The following DEAD OR DREAMING could be thought of as the band's first official release which came out in 2001, also released twice first by DVS and then by Century Media Records. This album has ten tracks and squeaks past the 44 minute mark with lyrics written by Tim Roth and musical scores crafted by the entire band. In addition to the three original members and McDougall on keyboards, INTO ETERNITY added a second guitarist with Daniel Nargang with all members contributing to backing vocals including some extra help from Amy Ozog on 'Elysium Dream", "Selling God" and "Cyber Messiah.'

Unfortunately INTO ETERNITY delivers a style of progressive metal that i don't find very appealing. In many ways this band is a one-trick pony despite showcasing a wide variety of metal styles. While in its wake the band conjures up death metal growls, thrash metal riffs, power metal melodies and progressive metal complexities, the composiitons seem to all follow the same projectile and chord progressions with a clean vocal style that alternates with some death metal growls. The overall production has one of those polished sounds that takes the grit off of the metal distortion and allows the squeaky clean vocals to shine through.

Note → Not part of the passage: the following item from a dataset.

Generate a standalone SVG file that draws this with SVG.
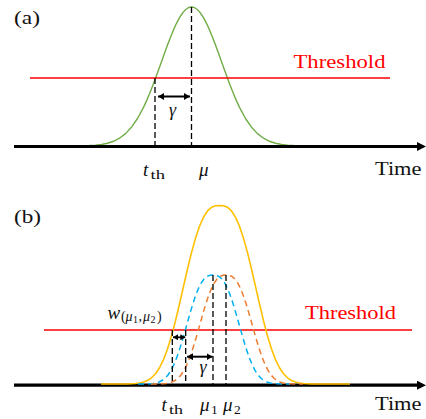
<svg xmlns="http://www.w3.org/2000/svg" width="426" height="419" viewBox="0 0 426 419">
<defs>
<style>
.axis{stroke:#000;stroke-width:3.2;fill:none;marker-end:url(#axhead)}
.thr{stroke:#ff0000;stroke-width:1.5;fill:none}
.vd{stroke:#000;stroke-width:1.3;stroke-dasharray:6 3;fill:none}
.dbl{stroke:#000;stroke-width:2;fill:none;marker-start:url(#dh);marker-end:url(#dh)}
.dbl2{stroke:#000;stroke-width:1.8;fill:none;marker-start:url(#dh2);marker-end:url(#dh2)}
.green{stroke:#70ad47;stroke-width:1.4;fill:none;stroke-linejoin:round}
.yellow{stroke:#ffc000;stroke-width:1.6;fill:none;stroke-linejoin:round}
.blue{stroke:#00b0f0;stroke-width:1.5;fill:none;stroke-dasharray:6 4}
.orange{stroke:#ed7d31;stroke-width:1.5;fill:none;stroke-dasharray:6 4}
.t{font-family:"Liberation Serif","Times New Roman",serif;fill:#111}
.it{font-style:italic}
.red{fill:#ff0000}
</style>
<marker id="axhead" markerUnits="userSpaceOnUse" viewBox="0 0 9 9" markerWidth="9" markerHeight="9" refX="1" refY="4.5" orient="auto">
<path d="M0,0 L9,4.5 L0,9 z" fill="#000"/>
</marker>
<marker id="dh" markerUnits="userSpaceOnUse" viewBox="0 0 6 7" markerWidth="6" markerHeight="7" refX="6" refY="3.5" orient="auto-start-reverse">
<path d="M0,0 L6,3.5 L0,7 z" fill="#000"/>
</marker>
<marker id="dh2" markerUnits="userSpaceOnUse" viewBox="0 0 5 6" markerWidth="5" markerHeight="6" refX="5" refY="3" orient="auto-start-reverse">
<path d="M0,0 L5,3 L0,6 z" fill="#000"/>
</marker>
<polyline id="bell" points="138,384 141,384 147,383.87 150,383.72 153,383.43 156,382.9 159,381.99 162,380.52 165,378.24 168,374.93 171,370.36 174,364.37 177,356.9 180,348.08 183,338.17 186,327.6 189,316.89 192,306.63 195,297.36 198,289.52 201,283.38 204,279.05 207,276.43 210,275.24 213,275 216,275.24 219,276.43 222,279.05 225,283.38 228,289.52 231,297.36 234,306.63 237,316.89 240,327.6 243,338.17 246,348.08 249,356.9 252,364.37 255,370.36 258,374.93 261,378.24 264,380.52 267,381.99 270,382.9 273,383.43 276,383.72 279,383.87 285,384 290,384"/>
</defs>

<g id="panel-a">
  <text class="t" x="14" y="23.5" font-size="19" textLength="26" lengthAdjust="spacingAndGlyphs">(a)</text>
  <polyline id="curve-a" class="green" points="77.5,145.9 83.5,145.79 89.5,145.57 95.5,145.17 101.5,144.46 107.5,143.24 113.5,141.27 119.5,138.2 125.5,133.64 131.5,127.19 137.5,118.49 143.5,107.35 146.5,100.87 149.5,93.83 152.5,86.29 155.5,78.34 158.5,70.1 161.5,61.69 164.5,53.29 167.5,45.07 170.5,37.2 173.5,29.9 176.5,23.33 179.5,17.69 181.5,14.51 183.5,11.86 185.5,9.75 187.5,8.23 189.5,7.31 191.5,7 193.5,7.31 195.5,8.23 197.5,9.75 199.5,11.86 201.5,14.51 203.5,17.69 206.5,23.33 209.5,29.9 212.5,37.2 215.5,45.07 218.5,53.29 221.5,61.69 224.5,70.1 227.5,78.34 230.5,86.29 233.5,93.83 236.5,100.87 239.5,107.35 245.5,118.49 251.5,127.19 257.5,133.64 263.5,138.2 269.5,141.27 275.5,143.24 281.5,144.46 287.5,145.17 293.5,145.57 299.5,145.79 305.5,145.9"/>
  <line id="threshold-a" class="thr" x1="30" y1="78" x2="390" y2="78"/>
  <text class="t red" x="293.5" y="68.3" font-size="18" textLength="92" lengthAdjust="spacingAndGlyphs">Threshold</text>
  <line id="axis-a" class="axis" x1="14" y1="146.5" x2="418" y2="146.5"/>
  <text class="t" x="375" y="175" font-size="18" textLength="46.5" lengthAdjust="spacingAndGlyphs">Time</text>
  <g id="connectors-a">
    <line class="vd" x1="155" y1="78" x2="155" y2="146"/>
    <line class="vd" x1="191.5" y1="7" x2="191.5" y2="146"/>
    <line class="dbl" x1="158" y1="96.5" x2="190" y2="96.5"/>
  </g>
  <text class="t it" x="169" y="116" font-size="18">γ</text>
  <text class="t" y="176"><tspan class="it" x="143" font-size="19">t</tspan><tspan x="150.5" dy="2.5" font-size="13.5" textLength="14.5" lengthAdjust="spacingAndGlyphs">th</tspan></text>
  <text class="t it" x="199" y="176" font-size="19">μ</text>
</g>

<g id="panel-b">
  <text class="t" x="14" y="222.5" font-size="19" textLength="27" lengthAdjust="spacingAndGlyphs">(b)</text>
  <line id="axis-b" class="axis" x1="14" y1="385.2" x2="418" y2="385.2"/>
  <line id="threshold-b" class="thr" x1="44" y1="330" x2="412" y2="330"/>
  <polyline id="curve-sum" class="yellow" points="101,384 127.5,384 131.5,383.79 135.5,383.53 139.5,383.03 143.5,382.09 147.5,380.47 151.5,377.81 155.5,373.71 159.5,367.77 163.5,359.61 167.5,349 171.5,335.96 175.5,320.76 179.5,303.98 183.5,286.4 187.5,268.95 191.5,252.59 195.5,238.15 199.5,226.23 203.5,217.17 207.5,210.96 211.5,207.35 215.5,205.79 219.5,205.5 223.5,205.79 227.5,207.35 231.5,210.96 235.5,217.17 239.5,226.23 243.5,238.15 247.5,252.59 251.5,268.95 255.5,286.4 259.5,303.98 263.5,320.76 267.5,335.96 271.5,349 275.5,359.61 279.5,367.77 283.5,373.71 287.5,377.81 291.5,380.47 295.5,382.09 299.5,383.03 303.5,383.53 307.5,383.79 311.5,384 350,384"/>
  <use id="curve-mu1" href="#bell" class="blue"/>
  <use id="curve-mu2" href="#bell" class="orange" transform="translate(13,0)"/>
  <text class="t red" x="305" y="319" font-size="18" textLength="91" lengthAdjust="spacingAndGlyphs">Threshold</text>
  <text class="t" x="375" y="409.5" font-size="18" textLength="46.5" lengthAdjust="spacingAndGlyphs">Time</text>
  <g id="connectors-b">
    <line class="vd" x1="172.3" y1="330" x2="172.3" y2="385"/>
    <line class="vd" x1="185.7" y1="330" x2="185.7" y2="385"/>
    <line class="vd" x1="213" y1="275" x2="213" y2="385"/>
    <line class="vd" x1="226" y1="275" x2="226" y2="385"/>
    <line class="dbl2" x1="173" y1="337.3" x2="185.3" y2="337.3"/>
    <line class="dbl" x1="187" y1="356.7" x2="212.5" y2="356.7"/>
  </g>
  <text class="t it" x="199.5" y="372.5" font-size="18">γ</text>
  <text class="t" y="318.5"><tspan class="it" x="107.5" font-size="19">w</tspan><tspan x="121" dy="2.5" font-size="14">(</tspan><tspan class="it" x="125.5" font-size="14">μ</tspan><tspan x="133" dy="2" font-size="10">1</tspan><tspan x="138.5" dy="-2" font-size="14">,</tspan><tspan class="it" x="143" font-size="14">μ</tspan><tspan x="150.5" dy="2" font-size="10">2</tspan><tspan x="157" dy="-2" font-size="14">)</tspan></text>
  <text class="t" y="411"><tspan class="it" x="161.5" font-size="19">t</tspan><tspan x="169" dy="2.5" font-size="13.5" textLength="14" lengthAdjust="spacingAndGlyphs">th</tspan></text>
  <text class="t" y="411"><tspan class="it" x="200" font-size="19">μ</tspan><tspan x="211" dy="3" font-size="13.5">1</tspan></text>
  <text class="t" y="411"><tspan class="it" x="223" font-size="19">μ</tspan><tspan x="234" dy="3" font-size="13.5">2</tspan></text>
</g>
</svg>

There's not much i can say about this one. I find the vocals utterly irritating and cookie cutter rhythms and compositional styles are too monotonous for my tastes. The acoustic parts with clean vocals that pump up the synthesizers are just sappy and insincere and even the riffs are boring. The death metal growls are ridiculously strewn about with no rhyme or reason. This silly canned formula just makes me think of those high quality production videos with pretty boys letting their hair blow around with fans as they try to take the focus off the music. It's hard to find anything good to say about this really because it pushes all my *hate it* buttons and i'm quite fond of cheese and pop hooks. Yawn.